His theories (and the basis of his Nobel award) are contained in theory called The Almost Ideal Demand System, which I can assure you I have not studied.

Here's a Deatonian issue that might apply in Alberta: would the poor be better off in Alberta, and incomes less unequal if we had a provincial sales tax?

My personal bias leads me to say yes. Taxes on consumption tend to equalize after-tax incomes because the rich can consume so much more. They also tend to stabilize government revenue, which leads to more predictable funding of services like schools, etc., which benefits people on low incomes.

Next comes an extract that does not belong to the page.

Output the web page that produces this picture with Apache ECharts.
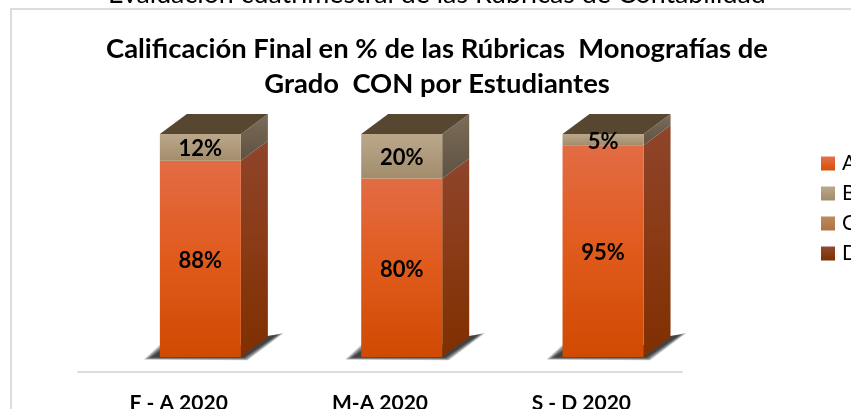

Ah, but then there's the devil of irrational behaviour. Deaton's detailed questionnaires of families helped him formulate mathematical equations that would tell a government just how much a one-point adjustment in a sales tax (or sales tax cash rebate) would affect purchases of food, clothing or other goods by poor families, by changing that family's after-tax income.

These equations predict who wins and who loses — and by how much — with each change.

In fact he has separate equations for each type of consumer commodity, which I am quite sure our federal government did not apply when it decided to lower Canada's GST by two points.

Previous economic theories suggest people generally spend less and save more when they expect their incomes to drop. But we've found in Canada that people are entering lower-income retirement in record-setting levels of debt. Irrational, but true.

What, if anything, should governments do to encourage more saving? Call professor Deaton, I guess.

One surprising thing I learned is that Deaton is no great fan of international economic aid from rich countries to poor ones.

He says the practice undermines the ability of countries to grow their economies, and that if we feel we ought to do something to help the poor in those countries the something we should do is to stop giving them aid.

As well, Deaton says the fact that family incomes grow unequally in developing countries is not necessarily a bad thing. Inequality, he says, is a consequence of progress, proof that progress exists.

No doubt someone is hard at work writing a movie script about all this, the way they did for John Forbes Nash Jr. who developed Game Theory and inspired the movie A Beautiful Mind.

I expect such a movie would have to involve a conversation with the devil of details.